The three-storied pagoda was originally built in 1143 at the behest of Fujiwara no Kiyoko (better known by the title Kōkamon’in; 1122–1182), the consort of Emperor Sutoku (1119–1164). The present structure was erected shortly after the destruction of the entire temple complex in 1181, making it one of the two oldest buildings at Kohfukuji today, along with the Northern Round Hall.
Standing 19 meters tall, the pagoda is known for the delicate lines and graceful appearance that make it an outstanding example of the Buddhist architecture of the Heian Period (794–1185).

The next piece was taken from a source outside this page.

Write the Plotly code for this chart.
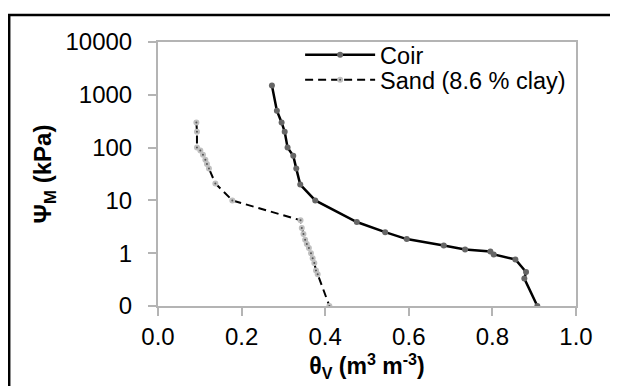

The pillars and lintels of the inner sanctuary, as well as the ceiling, inner walls, and inside faces of the four doors, were richly decorated with floral arabesque patterns and paintings of Buddhas, Bodhisattvas, pavilions, and what appear to be images of patrons. The first story contains a set of four murals painted on wooden panels that each depict 1,000 images of one of four Buddhas: Yakushi facing east, Shaka facing south, Amida facing west, and Miroku facing north.

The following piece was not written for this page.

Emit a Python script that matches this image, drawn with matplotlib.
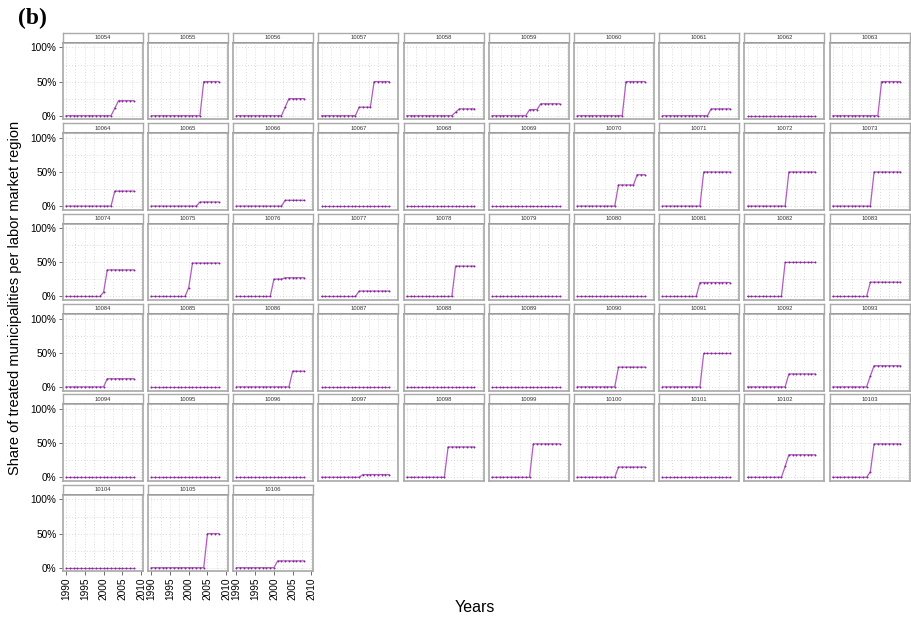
import matplotlib
matplotlib.use('Agg')
import matplotlib.pyplot as plt

plt.rcParams['font.family'] = ['Liberation Sans', 'DejaVu Sans']

years = list(range(1990, 2009))
regions = list(range(10054, 10107))

# share of treated municipalities, 1990..2008, read row by row from the facets
row1 = [
    [0] * 13 + [0.11] + [0.22] * 5,        # 10054
    [0] * 14 + [0.5] * 5,                  # 10055
    [0] * 13 + [0.125] + [0.25] * 5,       # 10056
    [0] * 10 + [0.125] * 4 + [0.5] * 5,    # 10057
    [0] * 13 + [0.05] + [0.10] * 5,        # 10058
    [0] * 10 + [0.09] * 3 + [0.175] * 6,   # 10059
    [0] * 13 + [0.5] * 6,                  # 10060
    [0] * 13 + [0.10] * 6,                 # 10061
    [0] * 19,                              # 10062
    [0] * 13 + [0.5] * 6,                  # 10063
]
row2 = [
    [0] * 13 + [0.22] * 6,                 # 10064
    [0] * 13 + [0.06] * 6,                 # 10065
    [0] * 13 + [0.085] * 6,                # 10066
    [0] * 19,                              # 10067
    [0] * 19,                              # 10068
    [0] * 19,                              # 10069
    [0] * 11 + [0.31] * 5 + [0.46] * 3,    # 10070
    [0] * 11 + [0.5] * 8,                  # 10071
    [0] * 11 + [0.5] * 8,                  # 10072
    [0] * 11 + [0.5] * 8,                  # 10073
]
row3 = [
    [0] * 10 + [0.06] + [0.39] * 8,        # 10074
    [0] * 10 + [0.13] + [0.49] * 8,        # 10075
    [0] * 10 + [0.255] * 3 + [0.275] * 6,  # 10076
    [0] * 10 + [0.08] * 9,                 # 10077
    [0] * 13 + [0.445] * 6,                # 10078
    [0] * 19,                              # 10079
    [0] * 19,                              # 10080
    [0] * 10 + [0.205] * 9,                # 10081
    [0] * 10 + [0.5] * 9,                  # 10082
    [0] * 10 + [0.21] * 9,                 # 10083
]
row4 = [
    [0] * 11 + [0.12] * 8,                 # 10084
    [0] * 19,                              # 10085
    [0] * 15 + [0.23] * 4,                 # 10086
    [0] * 19,                              # 10087
    [0] * 19,                              # 10088
    [0] * 19,                              # 10089
    [0] * 11 + [0.29] * 8,                 # 10090
    [0] * 11 + [0.49] * 8,                 # 10091
    [0] * 11 + [0.19] * 8,                 # 10092
    [0] * 10 + [0.16] + [0.31] * 8,        # 10093
]
row5 = [
    [0] * 19,                              # 10094
    [0] * 19,                              # 10095
    [0] * 19,                              # 10096
    [0] * 11 + [0.04] * 8,                 # 10097
    [0] * 11 + [0.445] * 8,                # 10098
    [0] * 11 + [0.49] * 8,                 # 10099
    [0] * 11 + [0.15] * 8,                 # 10100
    [0] * 19,                              # 10101
    [0] * 10 + [0.16] + [0.33] * 8,        # 10102
    [0] * 10 + [0.08] + [0.49] * 8,        # 10103
]
row6 = [
    [0] * 19,                              # 10104
    [0] * 15 + [0.5] * 4,                  # 10105
    [0] * 11 + [0.10] * 8,                 # 10106
]
shares = row1 + row2 + row3 + row4 + row5 + row6

x_ticks = [1990, 1995, 2000, 2005, 2010]
y_ticks = [0, 0.5, 1.0]
y_labels = ['0%', '50%', '100%']

W, H = 911, 622
fig = plt.figure(figsize=(W / 100, H / 100), dpi=100)


def px_axes(x, y, w, h):
    return fig.add_axes([x / W, 1 - (y + h) / H, w / W, h / H])


ncol = 10
for i, (reg, vals) in enumerate(zip(regions, shares)):
    r, c = divmod(i, ncol)
    x0 = 62.7 + 85.2 * c
    y0 = 32.7 + 90.4 * r

    # strip
    sax = px_axes(x0, y0, 80, 10)
    sax.set_xticks([])
    sax.set_yticks([])
    for s in sax.spines.values():
        s.set_color('#aaaaaa')
        s.set_linewidth(1.0)
    sax.spines['bottom'].set_color('#666666')
    sax.spines['bottom'].set_linewidth(1.4)
    sax.text(0.5, 0.5, str(reg), ha='center', va='center', fontsize=4.2,
             color='#333333', transform=sax.transAxes)

    ax = px_axes(x0, y0 + 10, 80, 76.6)
    ax.plot(years, vals, color='#b45ac4', lw=0.9, zorder=3)
    ax.plot(years, vals, 'o', ms=1.4, color='#7a2a8c', mec='none', zorder=4)
    ax.set_xlim(1989.1, 2010.45)
    ax.set_ylim(-0.053, 1.07)
    ax.set_xticks(x_ticks)
    ax.set_xticks([1992.5, 1997.5, 2002.5, 2007.5], minor=True)
    ax.set_yticks(y_ticks)
    ax.set_yticks([0.25, 0.75], minor=True)
    ax.grid(which='both', linestyle=(0, (1, 2.5)), color='#cfcfcf', lw=0.6)
    ax.tick_params(which='minor', length=0)
    ax.tick_params(which='major', length=3, width=0.6, color='#555555',
                   labelsize=7.3, pad=1.5)
    for s in ax.spines.values():
        s.set_color('#a8a8a8')
        s.set_linewidth(1.2)
    if c == 0:
        ax.set_yticklabels(y_labels)
    else:
        ax.tick_params(axis='y', length=0, labelleft=False)
    if r == 5:
        ax.set_xticklabels([str(t) for t in x_ticks], rotation=90)
    else:
        ax.tick_params(axis='x', length=0, labelbottom=False)

fig.text(15 / W, 1 - 298 / H, 'Share of treated municipalities per labor market region',
         rotation=90, ha='center', va='center', fontsize=10.5)
fig.text(475 / W, 1 - 608 / H, 'Years', ha='center', va='center', fontsize=11.5)
fig.text(18 / W, 1 - 18 / H, '(b)', ha='left', va='center', fontsize=17,
         fontweight='bold', family='Liberation Serif')

fig.savefig('out.png', dpi=100)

In addition, an image of the goddess Benzaiten said to have been installed in the temple by the famous monk Kōbō Daishi (Kūkai; 774–835) is enshrined on the eastern face of the central pillar surrounded by images of 15 attendants. On the crown of Benzaiten stands a Shinto-style torii gate under which a snake with the face of an old man is coiled up. This indicates that the image is a combination of the Indian goddess Benzaiten (Skt. Sarasvatī) with the native Japanese deity Ugajin.